In this study, we showed that tetracyclines possess a strong iron-chelating activity. This property appears to be unique, since none of the other antibiotics tested showed this capacity to chelate iron. Previous reports have indicated that tetracyclines form complexes with metallic cations, including iron (20, 25, 26). A number of studies have also revealed that tetracyclines possess a strong capacity to inhibit the activity of matrix metalloproteinases (MMPs) (5, 8, 9). This inhibition appeared to be related to a chelating property, since it could be reversed by the presence of an excess of calcium. It is possible that the same portion of the tetracycline molecule could be responsible for the binding of both calcium and iron. The iron-chelating activity of tetracyclines could also regulate MMP activity by chelating iron and other transition metals present in trace amounts in inflamed periodontal tissues.

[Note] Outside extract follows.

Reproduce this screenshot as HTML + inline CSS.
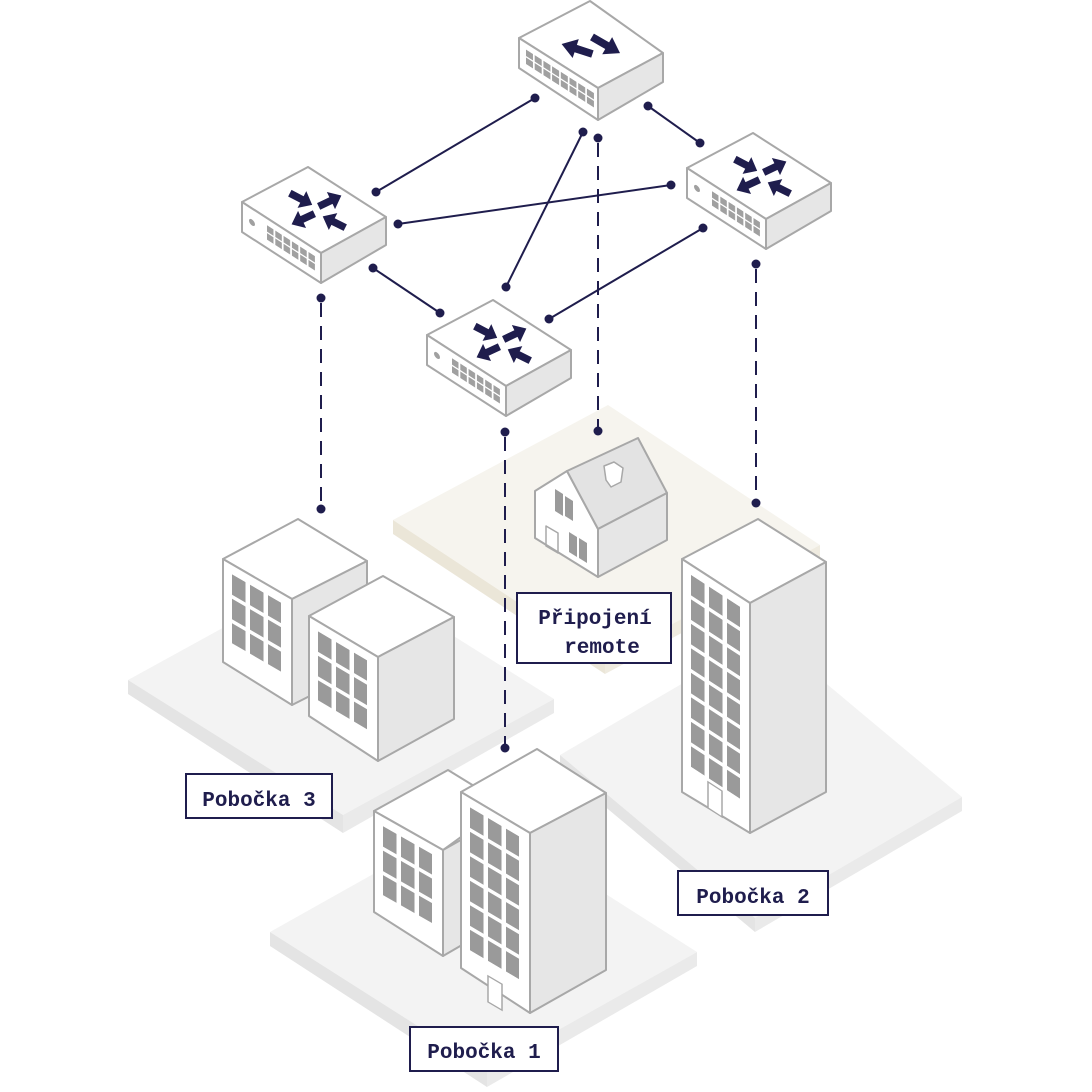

In fact, the generation of reactive oxygen species, which activate MMPs and induce tissue breakdown, may be prevented by this chelating activity (19, 28).

The low concentration of free iron in the human body constitutes a limiting factor for invading pathogenic bacteria by creating bacteriostatic conditions (2, 18). As for iron in the periodontal pocket, little is known about its exact sources and concentration during periodontitis. However, it has been reported that the concentration of total iron in human gingival crevicular fluid is often higher than in serum (16). The concentration of iron in gingival crevicular fluid is increased significantly in periodontally diseased sites and has been reported to be in the range of 26 to 170 µM (16, 24). In this study, it was found that the activity of doxycycline against A. actinomycetemcomitans Y4 was only slightly reduced in the presence of an excess of iron, whereas no differences were noted with the second strain (ATCC 29522). Thus, the interaction between iron and tetracycline appears not to affect strongly the antibacterial activity of the molecule. This finding is in agreement with the results obtained in an animal model by Miles and Maskell (13, 14), who concluded that the complexing of tetracycline with iron did not affect the efficacy of tetracycline but that the efficacy of iron as an enhancer of infection was substantially diminished. Lastly, our study indicated that a much lower concentration of doxycycline or minocycline is required to inhibit growth of A. actinomycetemcomitans in an iron-restricted environment than in an iron-rich environment. It is proposed that the antibiotic could bind either Fe²⁺ or Fe³⁺ and make less iron available to bacteria. Under this iron-limiting condition, a lower concentration of the antibiotic would be required to inhibit cell growth. This suggests that the iron-chelating activity of tetracyclines may participate in their antimicrobial action.